• YOUR OBJECTIVE: Word for word, transcribe the lines below and drop the pictures.

====================

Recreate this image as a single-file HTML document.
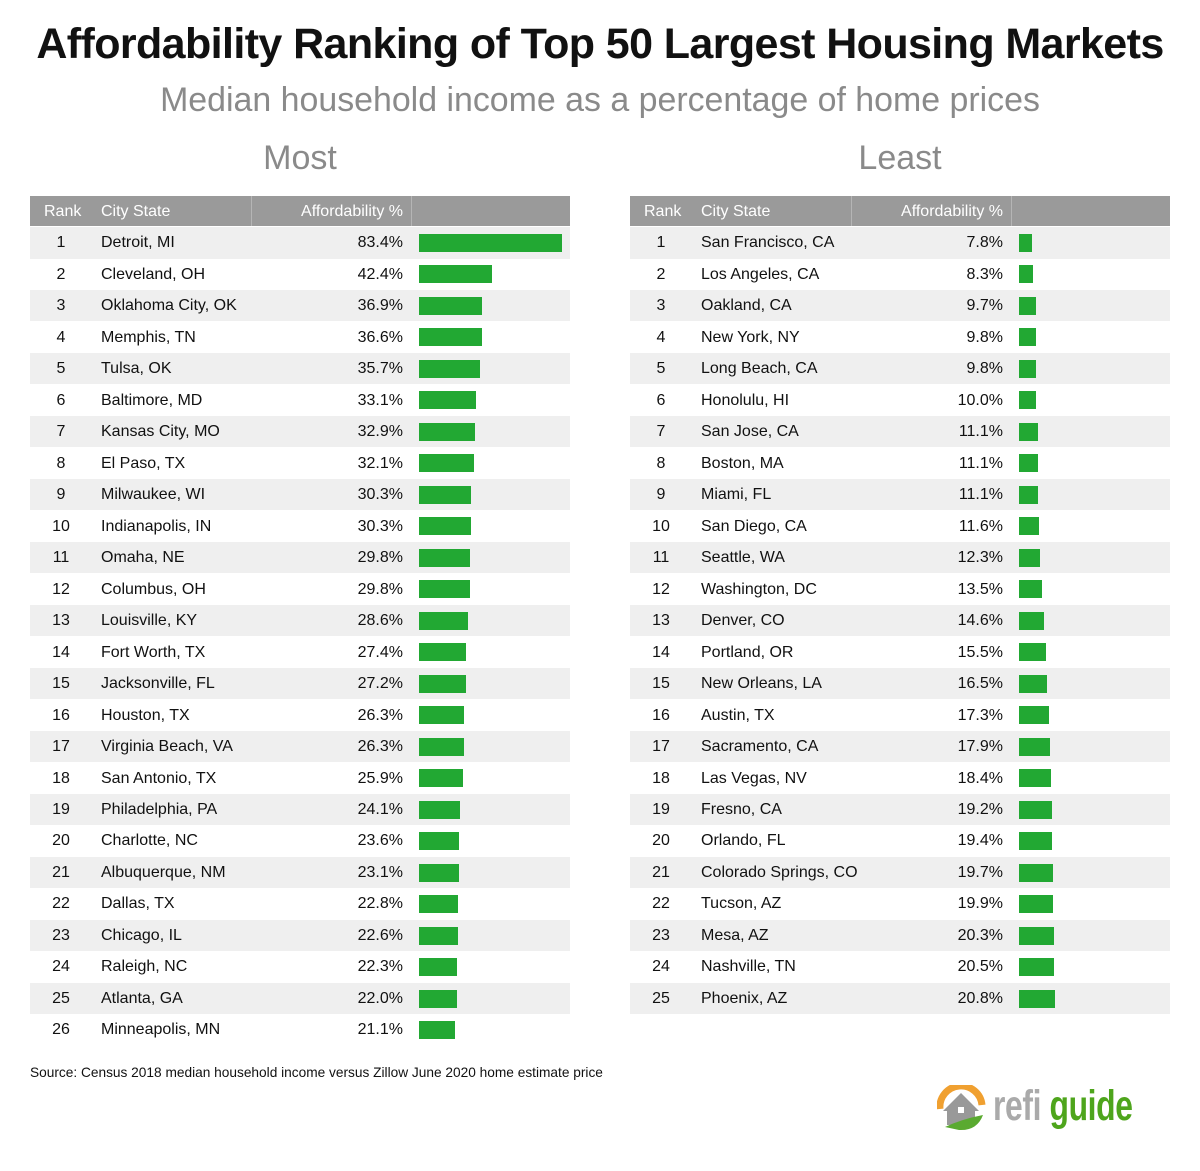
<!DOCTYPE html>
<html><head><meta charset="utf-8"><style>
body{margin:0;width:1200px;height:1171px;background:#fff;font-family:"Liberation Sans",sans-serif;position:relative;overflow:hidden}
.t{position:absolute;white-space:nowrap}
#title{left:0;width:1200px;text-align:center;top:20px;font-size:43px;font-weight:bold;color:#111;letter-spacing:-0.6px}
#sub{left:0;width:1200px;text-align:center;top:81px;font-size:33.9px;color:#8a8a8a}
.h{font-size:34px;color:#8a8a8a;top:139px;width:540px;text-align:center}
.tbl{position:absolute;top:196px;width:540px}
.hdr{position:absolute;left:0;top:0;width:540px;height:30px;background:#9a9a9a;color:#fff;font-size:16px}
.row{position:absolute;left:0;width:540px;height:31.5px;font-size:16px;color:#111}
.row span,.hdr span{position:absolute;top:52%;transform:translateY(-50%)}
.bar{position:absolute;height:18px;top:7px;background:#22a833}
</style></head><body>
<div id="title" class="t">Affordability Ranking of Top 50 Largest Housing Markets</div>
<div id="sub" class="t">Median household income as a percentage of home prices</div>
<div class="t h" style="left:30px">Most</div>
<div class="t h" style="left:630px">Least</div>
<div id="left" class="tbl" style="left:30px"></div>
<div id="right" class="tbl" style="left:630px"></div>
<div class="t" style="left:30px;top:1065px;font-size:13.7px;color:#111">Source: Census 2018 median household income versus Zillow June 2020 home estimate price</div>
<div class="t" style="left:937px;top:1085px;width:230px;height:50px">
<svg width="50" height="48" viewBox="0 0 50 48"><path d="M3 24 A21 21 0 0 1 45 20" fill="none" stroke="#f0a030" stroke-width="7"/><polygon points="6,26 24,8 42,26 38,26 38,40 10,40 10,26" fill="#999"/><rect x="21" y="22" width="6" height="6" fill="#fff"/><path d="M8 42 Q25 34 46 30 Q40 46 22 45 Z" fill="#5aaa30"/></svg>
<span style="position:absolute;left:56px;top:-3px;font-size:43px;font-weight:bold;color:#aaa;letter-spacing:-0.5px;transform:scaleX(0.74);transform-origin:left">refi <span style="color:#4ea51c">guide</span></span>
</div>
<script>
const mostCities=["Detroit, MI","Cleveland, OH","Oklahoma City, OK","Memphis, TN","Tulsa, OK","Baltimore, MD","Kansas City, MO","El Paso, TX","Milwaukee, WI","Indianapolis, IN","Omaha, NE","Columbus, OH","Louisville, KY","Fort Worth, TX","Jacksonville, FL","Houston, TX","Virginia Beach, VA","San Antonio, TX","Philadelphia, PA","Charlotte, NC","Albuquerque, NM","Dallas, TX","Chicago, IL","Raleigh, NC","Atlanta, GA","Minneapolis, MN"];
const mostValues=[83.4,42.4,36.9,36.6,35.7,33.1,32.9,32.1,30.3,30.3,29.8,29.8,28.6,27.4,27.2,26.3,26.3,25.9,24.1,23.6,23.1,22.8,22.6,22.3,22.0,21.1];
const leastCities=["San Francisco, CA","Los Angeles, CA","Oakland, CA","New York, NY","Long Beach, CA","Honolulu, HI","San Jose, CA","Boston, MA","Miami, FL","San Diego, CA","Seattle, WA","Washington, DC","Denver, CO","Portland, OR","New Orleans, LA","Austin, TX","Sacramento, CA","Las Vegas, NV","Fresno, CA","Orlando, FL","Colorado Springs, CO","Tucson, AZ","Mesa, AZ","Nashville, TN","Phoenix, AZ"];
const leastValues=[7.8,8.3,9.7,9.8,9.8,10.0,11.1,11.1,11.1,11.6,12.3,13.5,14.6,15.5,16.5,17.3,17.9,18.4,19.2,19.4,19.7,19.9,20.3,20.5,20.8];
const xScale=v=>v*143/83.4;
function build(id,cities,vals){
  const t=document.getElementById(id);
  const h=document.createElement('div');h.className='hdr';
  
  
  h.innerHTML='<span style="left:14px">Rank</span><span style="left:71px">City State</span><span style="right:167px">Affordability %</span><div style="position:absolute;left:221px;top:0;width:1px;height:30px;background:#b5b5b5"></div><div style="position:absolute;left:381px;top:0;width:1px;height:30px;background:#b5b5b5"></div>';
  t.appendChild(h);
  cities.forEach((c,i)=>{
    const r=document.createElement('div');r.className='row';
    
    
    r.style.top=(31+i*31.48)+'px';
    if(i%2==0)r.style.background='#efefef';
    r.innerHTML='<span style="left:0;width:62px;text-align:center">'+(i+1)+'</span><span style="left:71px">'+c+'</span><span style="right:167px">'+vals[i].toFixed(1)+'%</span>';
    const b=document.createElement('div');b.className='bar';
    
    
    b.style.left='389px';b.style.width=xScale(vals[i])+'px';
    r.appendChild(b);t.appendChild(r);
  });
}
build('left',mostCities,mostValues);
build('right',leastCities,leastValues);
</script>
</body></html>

====================

• OUTPUT OF THE TASK:
Recreate this image as a single-file HTML document.
<!DOCTYPE html>
<html><head><meta charset="utf-8"><style>
body{margin:0;width:1200px;height:1171px;background:#fff;font-family:"Liberation Sans",sans-serif;position:relative;overflow:hidden}
.t{position:absolute;white-space:nowrap}
#title{left:0;width:1200px;text-align:center;top:20px;font-size:43px;font-weight:bold;color:#111;letter-spacing:-0.6px}
#sub{left:0;width:1200px;text-align:center;top:81px;font-size:33.9px;color:#8a8a8a}
.h{font-size:34px;color:#8a8a8a;top:139px;width:540px;text-align:center}
.tbl{position:absolute;top:196px;width:540px}
.hdr{position:absolute;left:0;top:0;width:540px;height:30px;background:#9a9a9a;color:#fff;font-size:16px}
.row{position:absolute;left:0;width:540px;height:31.5px;font-size:16px;color:#111}
.row span,.hdr span{position:absolute;top:52%;transform:translateY(-50%)}
.bar{position:absolute;height:18px;top:7px;background:#22a833}
</style></head><body>
<div id="title" class="t">Affordability Ranking of Top 50 Largest Housing Markets</div>
<div id="sub" class="t">Median household income as a percentage of home prices</div>
<div class="t h" style="left:30px">Most</div>
<div class="t h" style="left:630px">Least</div>
<div id="left" class="tbl" style="left:30px"></div>
<div id="right" class="tbl" style="left:630px"></div>
<div class="t" style="left:30px;top:1065px;font-size:13.7px;color:#111">Source: Census 2018 median household income versus Zillow June 2020 home estimate price</div>
<div class="t" style="left:937px;top:1085px;width:230px;height:50px">
<svg width="50" height="48" viewBox="0 0 50 48"><path d="M3 24 A21 21 0 0 1 45 20" fill="none" stroke="#f0a030" stroke-width="7"/><polygon points="6,26 24,8 42,26 38,26 38,40 10,40 10,26" fill="#999"/><rect x="21" y="22" width="6" height="6" fill="#fff"/><path d="M8 42 Q25 34 46 30 Q40 46 22 45 Z" fill="#5aaa30"/></svg>
<span style="position:absolute;left:56px;top:-3px;font-size:43px;font-weight:bold;color:#aaa;letter-spacing:-0.5px;transform:scaleX(0.74);transform-origin:left">refi <span style="color:#4ea51c">guide</span></span>
</div>
<script>
const mostCities=["Detroit, MI","Cleveland, OH","Oklahoma City, OK","Memphis, TN","Tulsa, OK","Baltimore, MD","Kansas City, MO","El Paso, TX","Milwaukee, WI","Indianapolis, IN","Omaha, NE","Columbus, OH","Louisville, KY","Fort Worth, TX","Jacksonville, FL","Houston, TX","Virginia Beach, VA","San Antonio, TX","Philadelphia, PA","Charlotte, NC","Albuquerque, NM","Dallas, TX","Chicago, IL","Raleigh, NC","Atlanta, GA","Minneapolis, MN"];
const mostValues=[83.4,42.4,36.9,36.6,35.7,33.1,32.9,32.1,30.3,30.3,29.8,29.8,28.6,27.4,27.2,26.3,26.3,25.9,24.1,23.6,23.1,22.8,22.6,22.3,22.0,21.1];
const leastCities=["San Francisco, CA","Los Angeles, CA","Oakland, CA","New York, NY","Long Beach, CA","Honolulu, HI","San Jose, CA","Boston, MA","Miami, FL","San Diego, CA","Seattle, WA","Washington, DC","Denver, CO","Portland, OR","New Orleans, LA","Austin, TX","Sacramento, CA","Las Vegas, NV","Fresno, CA","Orlando, FL","Colorado Springs, CO","Tucson, AZ","Mesa, AZ","Nashville, TN","Phoenix, AZ"];
const leastValues=[7.8,8.3,9.7,9.8,9.8,10.0,11.1,11.1,11.1,11.6,12.3,13.5,14.6,15.5,16.5,17.3,17.9,18.4,19.2,19.4,19.7,19.9,20.3,20.5,20.8];
const xScale=v=>v*143/83.4;
function build(id,cities,vals){
  const t=document.getElementById(id);
  const h=document.createElement('div');h.className='hdr';
  
  
  h.innerHTML='<span style="left:14px">Rank</span><span style="left:71px">City State</span><span style="right:167px">Affordability %</span><div style="position:absolute;left:221px;top:0;width:1px;height:30px;background:#b5b5b5"></div><div style="position:absolute;left:381px;top:0;width:1px;height:30px;background:#b5b5b5"></div>';
  t.appendChild(h);
  cities.forEach((c,i)=>{
    const r=document.createElement('div');r.className='row';
    
    
    r.style.top=(31+i*31.48)+'px';
    if(i%2==0)r.style.background='#efefef';
    r.innerHTML='<span style="left:0;width:62px;text-align:center">'+(i+1)+'</span><span style="left:71px">'+c+'</span><span style="right:167px">'+vals[i].toFixed(1)+'%</span>';
    const b=document.createElement('div');b.className='bar';
    
    
    b.style.left='389px';b.style.width=xScale(vals[i])+'px';
    r.appendChild(b);t.appendChild(r);
  });
}
build('left',mostCities,mostValues);
build('right',leastCities,leastValues);
</script>
</body></html>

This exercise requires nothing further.